A block of data:
○ ○ ○
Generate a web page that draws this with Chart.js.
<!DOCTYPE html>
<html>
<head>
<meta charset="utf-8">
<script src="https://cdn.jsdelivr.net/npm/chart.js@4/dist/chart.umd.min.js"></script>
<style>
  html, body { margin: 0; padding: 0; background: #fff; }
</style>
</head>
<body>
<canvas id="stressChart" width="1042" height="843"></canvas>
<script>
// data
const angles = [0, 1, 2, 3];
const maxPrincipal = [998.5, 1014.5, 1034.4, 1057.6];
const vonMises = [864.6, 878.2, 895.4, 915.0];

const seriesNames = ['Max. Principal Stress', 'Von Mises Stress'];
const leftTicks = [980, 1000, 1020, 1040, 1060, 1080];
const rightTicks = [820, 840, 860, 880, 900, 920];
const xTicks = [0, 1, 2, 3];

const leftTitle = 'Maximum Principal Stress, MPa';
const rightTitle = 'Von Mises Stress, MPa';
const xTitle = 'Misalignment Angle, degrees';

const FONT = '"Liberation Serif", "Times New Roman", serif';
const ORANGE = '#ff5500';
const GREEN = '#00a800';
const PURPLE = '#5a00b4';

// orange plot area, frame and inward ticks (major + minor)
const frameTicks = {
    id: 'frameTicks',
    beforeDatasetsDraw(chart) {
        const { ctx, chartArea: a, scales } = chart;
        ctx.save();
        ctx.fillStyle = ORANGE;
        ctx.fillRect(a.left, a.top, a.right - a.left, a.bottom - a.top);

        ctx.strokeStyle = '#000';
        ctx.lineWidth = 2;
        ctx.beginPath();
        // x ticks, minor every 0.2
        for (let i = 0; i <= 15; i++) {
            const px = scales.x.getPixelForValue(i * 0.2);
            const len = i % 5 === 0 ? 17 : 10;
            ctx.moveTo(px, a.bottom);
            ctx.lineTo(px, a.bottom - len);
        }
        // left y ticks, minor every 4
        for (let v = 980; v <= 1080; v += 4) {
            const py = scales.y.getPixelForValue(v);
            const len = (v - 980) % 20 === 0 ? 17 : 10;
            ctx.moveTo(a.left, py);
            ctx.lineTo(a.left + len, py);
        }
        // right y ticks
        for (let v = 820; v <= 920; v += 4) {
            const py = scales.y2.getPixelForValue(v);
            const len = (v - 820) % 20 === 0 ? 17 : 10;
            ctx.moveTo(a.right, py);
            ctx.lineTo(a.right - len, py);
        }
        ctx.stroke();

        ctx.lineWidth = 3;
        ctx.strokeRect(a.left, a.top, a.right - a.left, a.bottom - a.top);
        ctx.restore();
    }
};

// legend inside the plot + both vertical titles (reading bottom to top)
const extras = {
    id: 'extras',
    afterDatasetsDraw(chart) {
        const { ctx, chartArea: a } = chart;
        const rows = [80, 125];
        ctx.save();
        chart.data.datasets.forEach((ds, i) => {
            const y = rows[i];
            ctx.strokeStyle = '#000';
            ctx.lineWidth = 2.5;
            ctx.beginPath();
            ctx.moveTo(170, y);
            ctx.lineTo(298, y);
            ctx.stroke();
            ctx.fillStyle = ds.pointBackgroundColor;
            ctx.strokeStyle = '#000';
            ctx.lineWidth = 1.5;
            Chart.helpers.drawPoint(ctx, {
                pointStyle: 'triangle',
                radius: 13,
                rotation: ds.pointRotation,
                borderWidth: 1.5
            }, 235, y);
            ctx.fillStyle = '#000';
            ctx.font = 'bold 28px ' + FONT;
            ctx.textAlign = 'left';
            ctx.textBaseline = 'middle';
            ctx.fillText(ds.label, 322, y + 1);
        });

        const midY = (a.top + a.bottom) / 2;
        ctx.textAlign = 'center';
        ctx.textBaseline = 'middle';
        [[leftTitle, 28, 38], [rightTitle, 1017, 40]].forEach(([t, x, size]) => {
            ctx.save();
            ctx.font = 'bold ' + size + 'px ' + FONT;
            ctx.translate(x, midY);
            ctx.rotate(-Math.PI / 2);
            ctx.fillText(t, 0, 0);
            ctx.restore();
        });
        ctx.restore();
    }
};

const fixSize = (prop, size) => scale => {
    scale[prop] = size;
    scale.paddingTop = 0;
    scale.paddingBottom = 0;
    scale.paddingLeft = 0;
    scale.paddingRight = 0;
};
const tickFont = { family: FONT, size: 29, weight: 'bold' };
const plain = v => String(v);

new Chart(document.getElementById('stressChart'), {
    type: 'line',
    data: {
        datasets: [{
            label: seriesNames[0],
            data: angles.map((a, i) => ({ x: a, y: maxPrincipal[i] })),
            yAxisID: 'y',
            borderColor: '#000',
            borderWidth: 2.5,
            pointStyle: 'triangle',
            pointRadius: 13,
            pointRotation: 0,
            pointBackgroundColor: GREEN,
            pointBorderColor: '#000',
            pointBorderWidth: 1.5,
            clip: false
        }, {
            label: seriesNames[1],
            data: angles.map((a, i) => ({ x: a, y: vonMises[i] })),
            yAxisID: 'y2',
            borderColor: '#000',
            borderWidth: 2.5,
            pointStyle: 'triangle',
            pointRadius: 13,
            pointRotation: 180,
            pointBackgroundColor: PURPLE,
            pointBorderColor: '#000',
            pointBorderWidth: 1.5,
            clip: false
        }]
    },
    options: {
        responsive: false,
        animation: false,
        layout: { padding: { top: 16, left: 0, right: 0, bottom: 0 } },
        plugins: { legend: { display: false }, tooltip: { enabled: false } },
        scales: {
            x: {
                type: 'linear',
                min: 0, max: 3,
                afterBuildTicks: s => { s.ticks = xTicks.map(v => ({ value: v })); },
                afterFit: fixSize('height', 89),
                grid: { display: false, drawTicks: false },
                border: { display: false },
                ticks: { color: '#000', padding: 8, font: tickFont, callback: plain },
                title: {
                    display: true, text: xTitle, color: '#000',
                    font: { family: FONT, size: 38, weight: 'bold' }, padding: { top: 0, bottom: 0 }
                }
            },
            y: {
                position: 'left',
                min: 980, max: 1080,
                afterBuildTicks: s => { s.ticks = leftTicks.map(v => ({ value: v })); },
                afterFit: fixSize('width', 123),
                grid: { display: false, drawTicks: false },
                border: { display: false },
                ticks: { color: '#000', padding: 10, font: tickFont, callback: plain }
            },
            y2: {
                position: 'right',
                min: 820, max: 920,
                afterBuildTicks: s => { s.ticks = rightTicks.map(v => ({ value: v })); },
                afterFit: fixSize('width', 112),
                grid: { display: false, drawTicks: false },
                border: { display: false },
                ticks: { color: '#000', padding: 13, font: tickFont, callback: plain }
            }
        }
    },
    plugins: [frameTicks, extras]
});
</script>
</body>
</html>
○ ○ ○
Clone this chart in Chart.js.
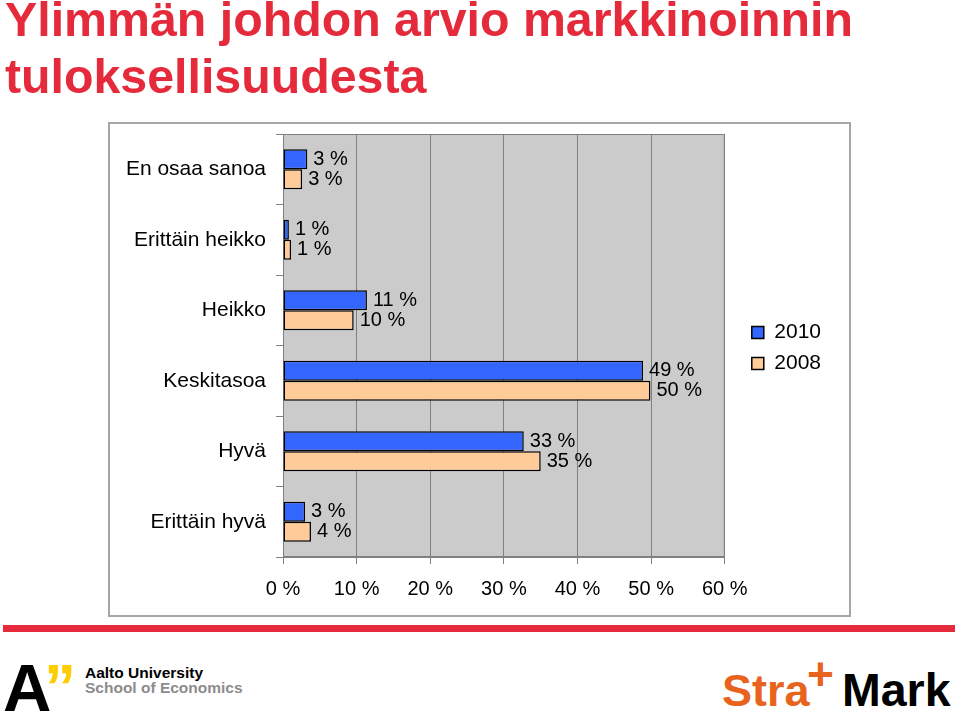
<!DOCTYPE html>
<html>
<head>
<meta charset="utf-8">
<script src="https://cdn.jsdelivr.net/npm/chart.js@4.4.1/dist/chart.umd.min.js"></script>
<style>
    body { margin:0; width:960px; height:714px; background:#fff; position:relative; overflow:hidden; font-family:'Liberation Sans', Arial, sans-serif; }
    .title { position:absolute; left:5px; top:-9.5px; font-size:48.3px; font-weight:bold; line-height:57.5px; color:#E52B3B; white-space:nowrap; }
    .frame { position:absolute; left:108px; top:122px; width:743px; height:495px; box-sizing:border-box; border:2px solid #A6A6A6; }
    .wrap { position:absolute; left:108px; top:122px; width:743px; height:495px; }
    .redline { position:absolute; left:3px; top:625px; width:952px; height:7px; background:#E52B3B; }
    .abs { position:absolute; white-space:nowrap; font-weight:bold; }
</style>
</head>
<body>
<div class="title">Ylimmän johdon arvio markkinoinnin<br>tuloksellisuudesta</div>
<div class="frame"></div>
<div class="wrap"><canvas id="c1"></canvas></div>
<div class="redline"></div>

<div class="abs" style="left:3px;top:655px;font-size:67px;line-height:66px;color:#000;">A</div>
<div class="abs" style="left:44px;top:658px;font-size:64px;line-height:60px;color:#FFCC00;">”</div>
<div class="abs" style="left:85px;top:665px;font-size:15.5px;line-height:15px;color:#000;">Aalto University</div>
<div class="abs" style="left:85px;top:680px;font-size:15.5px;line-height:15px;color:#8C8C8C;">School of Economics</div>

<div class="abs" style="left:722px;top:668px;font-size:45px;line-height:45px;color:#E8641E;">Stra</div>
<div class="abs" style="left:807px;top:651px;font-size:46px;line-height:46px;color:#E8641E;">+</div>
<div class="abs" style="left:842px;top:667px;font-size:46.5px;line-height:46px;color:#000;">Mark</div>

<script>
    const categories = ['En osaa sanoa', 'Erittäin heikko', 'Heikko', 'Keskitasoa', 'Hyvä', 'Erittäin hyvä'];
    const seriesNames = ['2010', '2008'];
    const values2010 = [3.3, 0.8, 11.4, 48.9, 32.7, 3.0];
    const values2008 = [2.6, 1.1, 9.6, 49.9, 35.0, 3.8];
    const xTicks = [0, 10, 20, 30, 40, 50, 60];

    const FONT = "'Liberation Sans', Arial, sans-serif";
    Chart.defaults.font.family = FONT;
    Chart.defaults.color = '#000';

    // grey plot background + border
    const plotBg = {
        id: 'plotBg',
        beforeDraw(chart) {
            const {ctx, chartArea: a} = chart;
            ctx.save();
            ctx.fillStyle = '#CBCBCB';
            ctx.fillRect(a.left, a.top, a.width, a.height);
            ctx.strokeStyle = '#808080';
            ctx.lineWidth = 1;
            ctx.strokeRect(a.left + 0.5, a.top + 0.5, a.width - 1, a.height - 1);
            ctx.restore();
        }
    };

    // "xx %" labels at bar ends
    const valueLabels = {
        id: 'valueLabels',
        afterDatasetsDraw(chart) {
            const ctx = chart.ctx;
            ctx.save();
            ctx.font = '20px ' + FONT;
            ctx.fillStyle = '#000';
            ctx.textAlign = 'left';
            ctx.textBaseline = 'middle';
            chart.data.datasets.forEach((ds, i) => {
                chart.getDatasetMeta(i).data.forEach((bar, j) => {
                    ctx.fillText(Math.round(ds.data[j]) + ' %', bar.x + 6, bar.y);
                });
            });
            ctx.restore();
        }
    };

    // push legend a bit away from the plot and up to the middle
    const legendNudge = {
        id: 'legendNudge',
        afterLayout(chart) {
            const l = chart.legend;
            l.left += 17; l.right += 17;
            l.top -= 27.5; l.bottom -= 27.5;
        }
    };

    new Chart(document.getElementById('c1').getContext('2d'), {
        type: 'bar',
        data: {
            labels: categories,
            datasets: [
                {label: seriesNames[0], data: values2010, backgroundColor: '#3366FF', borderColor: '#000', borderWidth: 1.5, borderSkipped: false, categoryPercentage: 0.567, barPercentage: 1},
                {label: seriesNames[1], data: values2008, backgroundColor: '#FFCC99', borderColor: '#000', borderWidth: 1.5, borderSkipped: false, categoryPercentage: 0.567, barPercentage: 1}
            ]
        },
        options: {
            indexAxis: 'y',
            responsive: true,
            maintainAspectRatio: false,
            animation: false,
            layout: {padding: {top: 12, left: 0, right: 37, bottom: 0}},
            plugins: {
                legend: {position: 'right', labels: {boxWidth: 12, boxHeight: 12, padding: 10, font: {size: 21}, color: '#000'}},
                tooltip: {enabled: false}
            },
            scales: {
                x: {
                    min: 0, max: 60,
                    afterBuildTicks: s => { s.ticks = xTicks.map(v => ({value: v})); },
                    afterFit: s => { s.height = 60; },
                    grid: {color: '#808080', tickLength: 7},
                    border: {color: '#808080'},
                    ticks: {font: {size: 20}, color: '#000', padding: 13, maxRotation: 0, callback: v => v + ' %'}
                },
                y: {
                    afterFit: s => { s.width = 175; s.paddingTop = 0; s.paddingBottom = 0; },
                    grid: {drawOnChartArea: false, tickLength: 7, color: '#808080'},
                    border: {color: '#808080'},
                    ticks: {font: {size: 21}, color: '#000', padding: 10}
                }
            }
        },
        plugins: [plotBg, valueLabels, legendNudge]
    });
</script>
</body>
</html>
○ ○ ○
What the task requires: Each line from the one bearing "Generate a web" through the one bearing "const xTicks = [0, 1, 2, 3];" is to be duplicated without change; all remaining lines are to be left out.

Task solution:
Generate a web page that draws this with Chart.js.
<!DOCTYPE html>
<html>
<head>
<meta charset="utf-8">
<script src="https://cdn.jsdelivr.net/npm/chart.js@4/dist/chart.umd.min.js"></script>
<style>
  html, body { margin: 0; padding: 0; background: #fff; }
</style>
</head>
<body>
<canvas id="stressChart" width="1042" height="843"></canvas>
<script>
// data
const angles = [0, 1, 2, 3];
const maxPrincipal = [998.5, 1014.5, 1034.4, 1057.6];
const vonMises = [864.6, 878.2, 895.4, 915.0];

const seriesNames = ['Max. Principal Stress', 'Von Mises Stress'];
const leftTicks = [980, 1000, 1020, 1040, 1060, 1080];
const rightTicks = [820, 840, 860, 880, 900, 920];
const xTicks = [0, 1, 2, 3];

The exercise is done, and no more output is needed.